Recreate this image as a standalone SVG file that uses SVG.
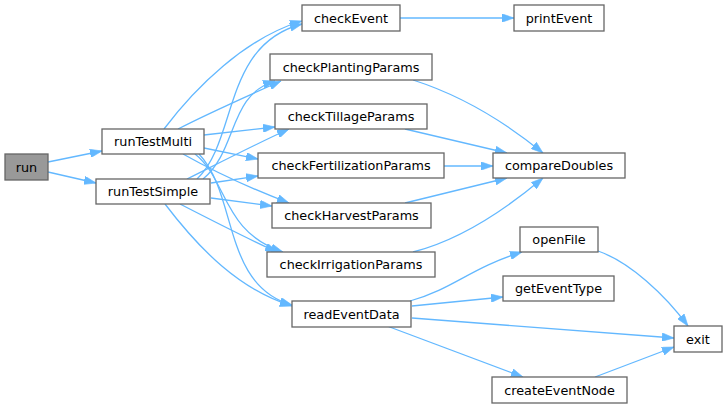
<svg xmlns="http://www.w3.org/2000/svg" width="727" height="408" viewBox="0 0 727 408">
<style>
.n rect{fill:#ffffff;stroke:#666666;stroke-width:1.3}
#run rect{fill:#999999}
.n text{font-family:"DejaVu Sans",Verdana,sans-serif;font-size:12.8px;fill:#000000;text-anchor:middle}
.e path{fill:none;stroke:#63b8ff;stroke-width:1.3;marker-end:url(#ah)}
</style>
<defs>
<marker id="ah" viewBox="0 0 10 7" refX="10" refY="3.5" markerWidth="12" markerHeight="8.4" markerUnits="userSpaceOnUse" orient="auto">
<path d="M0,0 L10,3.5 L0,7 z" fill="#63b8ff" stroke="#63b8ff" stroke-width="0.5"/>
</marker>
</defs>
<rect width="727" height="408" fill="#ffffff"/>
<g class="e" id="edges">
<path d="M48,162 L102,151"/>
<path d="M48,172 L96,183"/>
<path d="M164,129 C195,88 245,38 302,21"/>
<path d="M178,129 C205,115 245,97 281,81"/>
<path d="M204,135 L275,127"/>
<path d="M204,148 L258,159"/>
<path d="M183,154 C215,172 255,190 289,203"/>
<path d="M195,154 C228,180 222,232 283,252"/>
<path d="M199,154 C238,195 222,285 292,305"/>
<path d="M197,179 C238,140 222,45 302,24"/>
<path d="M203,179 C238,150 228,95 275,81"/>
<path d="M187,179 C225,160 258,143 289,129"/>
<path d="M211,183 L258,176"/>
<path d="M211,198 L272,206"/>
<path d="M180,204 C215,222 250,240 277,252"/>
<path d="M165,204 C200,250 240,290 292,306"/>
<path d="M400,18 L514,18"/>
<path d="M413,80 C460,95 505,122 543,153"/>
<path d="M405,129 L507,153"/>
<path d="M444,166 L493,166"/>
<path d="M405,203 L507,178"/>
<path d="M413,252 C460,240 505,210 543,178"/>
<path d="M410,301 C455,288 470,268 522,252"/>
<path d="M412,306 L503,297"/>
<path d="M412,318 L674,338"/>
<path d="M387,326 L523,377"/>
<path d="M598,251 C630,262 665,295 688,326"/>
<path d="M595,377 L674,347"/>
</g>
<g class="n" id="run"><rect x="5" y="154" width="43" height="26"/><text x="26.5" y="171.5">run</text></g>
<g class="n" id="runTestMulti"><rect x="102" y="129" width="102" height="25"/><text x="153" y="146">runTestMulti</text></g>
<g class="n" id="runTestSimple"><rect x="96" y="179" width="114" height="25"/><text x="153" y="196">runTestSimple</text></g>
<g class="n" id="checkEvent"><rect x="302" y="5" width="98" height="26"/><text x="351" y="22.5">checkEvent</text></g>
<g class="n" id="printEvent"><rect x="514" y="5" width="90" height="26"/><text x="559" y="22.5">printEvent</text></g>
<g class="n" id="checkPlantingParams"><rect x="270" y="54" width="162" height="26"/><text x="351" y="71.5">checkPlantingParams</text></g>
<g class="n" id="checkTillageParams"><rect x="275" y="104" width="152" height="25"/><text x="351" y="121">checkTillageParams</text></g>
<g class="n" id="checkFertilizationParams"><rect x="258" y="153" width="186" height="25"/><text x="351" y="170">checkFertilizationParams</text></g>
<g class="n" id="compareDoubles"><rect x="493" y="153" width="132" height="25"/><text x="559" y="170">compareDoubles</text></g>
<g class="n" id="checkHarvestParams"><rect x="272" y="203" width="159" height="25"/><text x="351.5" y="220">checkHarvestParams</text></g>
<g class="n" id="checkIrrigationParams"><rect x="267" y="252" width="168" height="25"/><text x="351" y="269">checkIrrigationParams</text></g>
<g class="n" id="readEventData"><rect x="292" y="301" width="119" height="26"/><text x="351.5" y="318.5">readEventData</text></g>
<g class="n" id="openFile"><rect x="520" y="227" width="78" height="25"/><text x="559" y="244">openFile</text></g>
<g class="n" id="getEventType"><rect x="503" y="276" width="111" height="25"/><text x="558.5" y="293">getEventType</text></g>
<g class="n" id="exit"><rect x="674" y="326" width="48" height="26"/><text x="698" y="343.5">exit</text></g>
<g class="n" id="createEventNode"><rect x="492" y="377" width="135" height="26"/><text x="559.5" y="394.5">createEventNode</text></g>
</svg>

==

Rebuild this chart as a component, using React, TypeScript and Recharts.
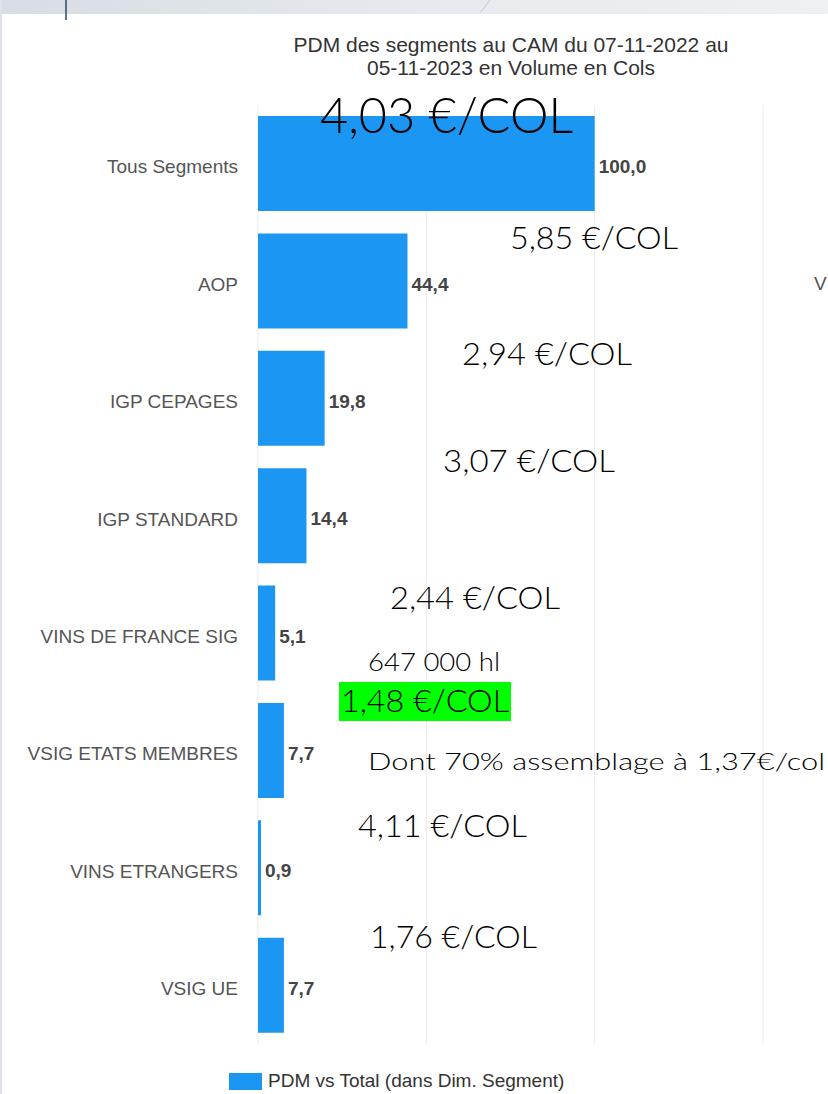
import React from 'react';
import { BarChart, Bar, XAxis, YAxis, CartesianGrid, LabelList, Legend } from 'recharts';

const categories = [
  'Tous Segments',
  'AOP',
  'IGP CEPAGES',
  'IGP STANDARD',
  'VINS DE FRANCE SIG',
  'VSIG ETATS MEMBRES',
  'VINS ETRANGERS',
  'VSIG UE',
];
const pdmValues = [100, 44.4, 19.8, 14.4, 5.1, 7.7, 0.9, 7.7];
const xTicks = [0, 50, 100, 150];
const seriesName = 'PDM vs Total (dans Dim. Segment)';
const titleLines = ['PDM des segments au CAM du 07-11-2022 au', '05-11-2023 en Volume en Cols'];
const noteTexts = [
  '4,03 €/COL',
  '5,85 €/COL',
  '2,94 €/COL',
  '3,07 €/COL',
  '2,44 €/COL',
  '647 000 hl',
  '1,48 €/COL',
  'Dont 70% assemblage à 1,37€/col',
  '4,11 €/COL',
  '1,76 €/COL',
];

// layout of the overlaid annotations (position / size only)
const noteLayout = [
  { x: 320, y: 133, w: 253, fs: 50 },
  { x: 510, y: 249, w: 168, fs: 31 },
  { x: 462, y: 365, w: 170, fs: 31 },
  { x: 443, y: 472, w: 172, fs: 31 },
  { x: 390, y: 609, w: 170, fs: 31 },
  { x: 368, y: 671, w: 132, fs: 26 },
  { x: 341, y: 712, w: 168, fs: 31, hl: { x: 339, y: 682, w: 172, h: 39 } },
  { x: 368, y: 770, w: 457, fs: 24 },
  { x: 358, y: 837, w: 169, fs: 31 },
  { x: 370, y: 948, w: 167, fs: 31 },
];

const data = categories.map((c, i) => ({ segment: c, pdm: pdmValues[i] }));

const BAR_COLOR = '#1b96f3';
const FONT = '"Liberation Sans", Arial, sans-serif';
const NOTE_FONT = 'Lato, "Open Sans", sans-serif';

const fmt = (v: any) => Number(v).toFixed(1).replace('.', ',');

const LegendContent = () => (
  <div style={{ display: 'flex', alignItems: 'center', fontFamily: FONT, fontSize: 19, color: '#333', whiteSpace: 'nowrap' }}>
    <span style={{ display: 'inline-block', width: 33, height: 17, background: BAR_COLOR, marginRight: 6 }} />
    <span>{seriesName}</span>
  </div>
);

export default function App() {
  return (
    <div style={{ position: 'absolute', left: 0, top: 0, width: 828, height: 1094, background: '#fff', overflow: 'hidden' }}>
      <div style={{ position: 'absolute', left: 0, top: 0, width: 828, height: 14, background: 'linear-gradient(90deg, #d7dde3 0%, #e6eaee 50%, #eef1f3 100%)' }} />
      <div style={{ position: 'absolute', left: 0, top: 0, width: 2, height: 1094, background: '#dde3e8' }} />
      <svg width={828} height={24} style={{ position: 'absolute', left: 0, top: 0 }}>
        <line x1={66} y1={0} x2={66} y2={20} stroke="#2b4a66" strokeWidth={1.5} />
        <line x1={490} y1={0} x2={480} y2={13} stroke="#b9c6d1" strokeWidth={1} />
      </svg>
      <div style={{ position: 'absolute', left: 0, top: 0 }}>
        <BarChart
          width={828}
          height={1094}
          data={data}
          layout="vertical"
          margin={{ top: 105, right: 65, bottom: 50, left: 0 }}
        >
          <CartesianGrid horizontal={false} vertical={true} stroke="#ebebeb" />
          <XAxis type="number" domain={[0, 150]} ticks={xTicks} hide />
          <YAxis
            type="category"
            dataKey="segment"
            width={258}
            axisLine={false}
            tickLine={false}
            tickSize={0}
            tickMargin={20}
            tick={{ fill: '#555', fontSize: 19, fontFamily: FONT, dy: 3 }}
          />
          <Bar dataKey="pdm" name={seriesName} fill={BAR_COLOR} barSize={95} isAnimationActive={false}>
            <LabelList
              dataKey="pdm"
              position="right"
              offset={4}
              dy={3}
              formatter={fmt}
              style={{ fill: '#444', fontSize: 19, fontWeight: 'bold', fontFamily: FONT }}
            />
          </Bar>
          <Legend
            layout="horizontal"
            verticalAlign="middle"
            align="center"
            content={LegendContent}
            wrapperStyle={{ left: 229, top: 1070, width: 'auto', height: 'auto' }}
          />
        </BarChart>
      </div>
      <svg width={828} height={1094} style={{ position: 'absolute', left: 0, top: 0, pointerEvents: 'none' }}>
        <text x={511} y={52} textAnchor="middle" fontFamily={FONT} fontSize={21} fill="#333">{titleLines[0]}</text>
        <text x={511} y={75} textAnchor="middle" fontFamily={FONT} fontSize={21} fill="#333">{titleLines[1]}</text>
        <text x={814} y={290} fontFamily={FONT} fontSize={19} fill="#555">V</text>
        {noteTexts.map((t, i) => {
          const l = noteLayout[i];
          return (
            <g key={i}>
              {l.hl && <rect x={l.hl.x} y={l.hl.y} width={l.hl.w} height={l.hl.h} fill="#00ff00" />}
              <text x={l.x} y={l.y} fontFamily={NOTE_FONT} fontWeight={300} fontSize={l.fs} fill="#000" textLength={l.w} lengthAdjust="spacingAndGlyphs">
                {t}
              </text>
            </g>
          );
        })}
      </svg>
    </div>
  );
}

==

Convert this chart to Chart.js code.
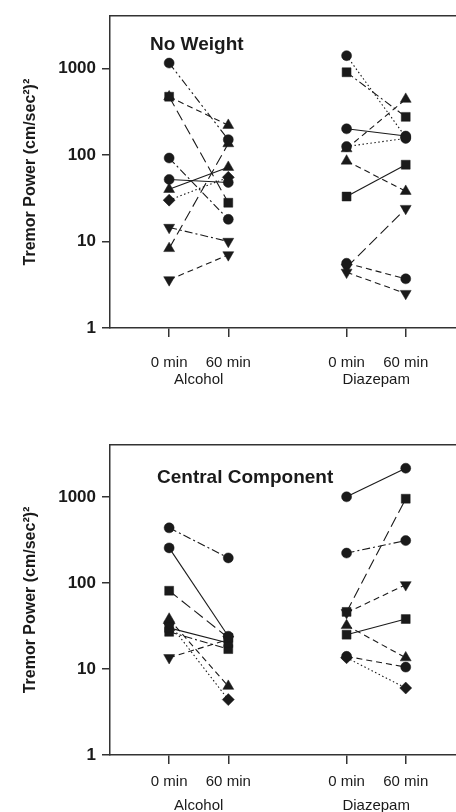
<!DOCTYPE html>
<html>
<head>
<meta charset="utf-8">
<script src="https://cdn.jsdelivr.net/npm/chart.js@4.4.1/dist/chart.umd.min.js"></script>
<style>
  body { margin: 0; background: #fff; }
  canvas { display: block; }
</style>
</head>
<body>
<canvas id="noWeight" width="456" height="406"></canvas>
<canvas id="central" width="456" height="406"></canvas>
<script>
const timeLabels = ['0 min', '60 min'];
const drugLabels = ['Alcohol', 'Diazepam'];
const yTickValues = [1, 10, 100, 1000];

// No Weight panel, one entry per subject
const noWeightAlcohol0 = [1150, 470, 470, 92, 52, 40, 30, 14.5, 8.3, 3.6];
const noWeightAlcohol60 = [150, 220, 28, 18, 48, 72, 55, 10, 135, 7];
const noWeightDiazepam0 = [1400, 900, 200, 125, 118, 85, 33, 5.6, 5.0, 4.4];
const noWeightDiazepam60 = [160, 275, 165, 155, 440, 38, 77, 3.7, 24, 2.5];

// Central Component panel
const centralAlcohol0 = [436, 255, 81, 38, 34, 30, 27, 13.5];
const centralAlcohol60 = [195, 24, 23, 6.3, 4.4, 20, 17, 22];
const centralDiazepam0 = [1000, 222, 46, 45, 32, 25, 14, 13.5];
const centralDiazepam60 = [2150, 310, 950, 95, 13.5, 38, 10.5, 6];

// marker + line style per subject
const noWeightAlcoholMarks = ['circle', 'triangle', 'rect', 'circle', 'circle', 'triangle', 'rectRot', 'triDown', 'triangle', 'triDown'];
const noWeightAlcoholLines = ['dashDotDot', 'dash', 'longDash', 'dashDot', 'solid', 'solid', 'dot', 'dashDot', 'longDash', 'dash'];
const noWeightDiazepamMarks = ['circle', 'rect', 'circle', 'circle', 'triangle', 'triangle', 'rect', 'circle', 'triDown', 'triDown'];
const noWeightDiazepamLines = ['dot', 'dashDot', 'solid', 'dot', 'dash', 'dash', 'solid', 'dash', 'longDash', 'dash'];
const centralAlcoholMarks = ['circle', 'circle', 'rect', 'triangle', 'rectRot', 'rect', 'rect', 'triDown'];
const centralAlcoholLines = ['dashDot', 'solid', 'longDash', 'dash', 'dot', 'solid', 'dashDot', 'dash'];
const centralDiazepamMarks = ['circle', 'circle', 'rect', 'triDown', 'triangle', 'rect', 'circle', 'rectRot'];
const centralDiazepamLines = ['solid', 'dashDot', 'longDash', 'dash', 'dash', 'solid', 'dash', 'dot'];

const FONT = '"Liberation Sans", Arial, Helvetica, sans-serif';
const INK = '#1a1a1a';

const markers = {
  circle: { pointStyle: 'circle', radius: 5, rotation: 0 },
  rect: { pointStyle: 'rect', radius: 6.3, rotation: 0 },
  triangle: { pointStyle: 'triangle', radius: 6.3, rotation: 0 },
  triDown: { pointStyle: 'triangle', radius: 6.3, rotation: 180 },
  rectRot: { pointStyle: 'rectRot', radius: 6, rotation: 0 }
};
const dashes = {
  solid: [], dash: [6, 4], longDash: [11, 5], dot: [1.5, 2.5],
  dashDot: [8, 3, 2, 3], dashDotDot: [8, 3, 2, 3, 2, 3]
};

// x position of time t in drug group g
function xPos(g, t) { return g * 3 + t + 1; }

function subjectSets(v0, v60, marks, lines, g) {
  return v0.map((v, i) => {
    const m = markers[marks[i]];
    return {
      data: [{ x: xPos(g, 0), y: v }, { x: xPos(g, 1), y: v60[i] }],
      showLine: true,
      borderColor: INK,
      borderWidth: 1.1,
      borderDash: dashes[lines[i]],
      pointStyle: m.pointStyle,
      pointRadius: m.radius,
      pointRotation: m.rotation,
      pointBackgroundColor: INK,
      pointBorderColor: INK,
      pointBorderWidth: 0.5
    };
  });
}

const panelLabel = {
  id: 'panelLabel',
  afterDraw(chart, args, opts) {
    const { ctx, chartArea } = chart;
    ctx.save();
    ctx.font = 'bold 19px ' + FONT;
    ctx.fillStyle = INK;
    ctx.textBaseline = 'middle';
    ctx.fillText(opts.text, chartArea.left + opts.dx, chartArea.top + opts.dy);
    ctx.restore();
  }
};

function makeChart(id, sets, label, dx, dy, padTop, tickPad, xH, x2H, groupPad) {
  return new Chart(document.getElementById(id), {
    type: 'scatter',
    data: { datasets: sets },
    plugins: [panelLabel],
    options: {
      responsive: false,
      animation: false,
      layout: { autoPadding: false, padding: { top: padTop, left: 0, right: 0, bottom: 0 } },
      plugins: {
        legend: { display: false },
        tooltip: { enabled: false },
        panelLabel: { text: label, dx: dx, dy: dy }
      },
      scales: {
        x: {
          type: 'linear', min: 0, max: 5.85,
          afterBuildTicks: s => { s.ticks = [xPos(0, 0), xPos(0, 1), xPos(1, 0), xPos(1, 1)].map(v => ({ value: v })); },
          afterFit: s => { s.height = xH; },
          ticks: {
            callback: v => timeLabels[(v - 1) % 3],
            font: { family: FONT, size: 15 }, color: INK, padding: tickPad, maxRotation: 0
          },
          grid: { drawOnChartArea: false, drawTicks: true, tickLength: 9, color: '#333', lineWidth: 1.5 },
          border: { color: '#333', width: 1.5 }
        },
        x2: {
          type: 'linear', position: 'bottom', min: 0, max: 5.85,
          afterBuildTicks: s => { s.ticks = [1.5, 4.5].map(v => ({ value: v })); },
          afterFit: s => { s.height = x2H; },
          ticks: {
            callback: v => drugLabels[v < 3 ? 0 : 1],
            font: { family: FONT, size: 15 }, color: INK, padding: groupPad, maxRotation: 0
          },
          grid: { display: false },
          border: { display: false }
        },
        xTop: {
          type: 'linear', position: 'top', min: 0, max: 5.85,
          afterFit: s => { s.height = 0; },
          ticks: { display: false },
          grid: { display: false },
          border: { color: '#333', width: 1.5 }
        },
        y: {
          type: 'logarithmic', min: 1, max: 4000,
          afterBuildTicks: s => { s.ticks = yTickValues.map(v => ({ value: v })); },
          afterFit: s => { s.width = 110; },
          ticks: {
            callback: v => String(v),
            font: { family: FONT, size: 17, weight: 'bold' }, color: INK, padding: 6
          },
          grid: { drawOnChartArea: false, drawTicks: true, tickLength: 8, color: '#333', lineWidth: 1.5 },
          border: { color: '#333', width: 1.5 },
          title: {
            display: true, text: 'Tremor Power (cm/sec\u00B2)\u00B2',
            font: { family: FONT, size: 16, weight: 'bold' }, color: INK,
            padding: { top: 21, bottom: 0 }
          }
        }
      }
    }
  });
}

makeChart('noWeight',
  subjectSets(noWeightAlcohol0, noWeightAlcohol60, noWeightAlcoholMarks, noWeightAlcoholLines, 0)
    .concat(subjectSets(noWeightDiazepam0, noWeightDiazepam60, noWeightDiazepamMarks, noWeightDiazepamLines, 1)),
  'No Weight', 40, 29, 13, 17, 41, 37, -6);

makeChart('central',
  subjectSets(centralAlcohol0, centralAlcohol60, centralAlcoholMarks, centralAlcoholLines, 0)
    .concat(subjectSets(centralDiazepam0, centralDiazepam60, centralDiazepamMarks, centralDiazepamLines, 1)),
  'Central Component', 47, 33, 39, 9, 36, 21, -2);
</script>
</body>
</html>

*THE REQUEST*
In the listing above, find the line containing "Rebuild this chart" and the line containing "CartesianGrid, LabelList, Legend", then output those two lines and everything between them exactly as written, without the images.

*SOLUTION BELOW*
Rebuild this chart as a component, using React, TypeScript and Recharts.
import React from 'react';
import { BarChart, Bar, XAxis, YAxis, CartesianGrid, LabelList, Legend } from 'recharts';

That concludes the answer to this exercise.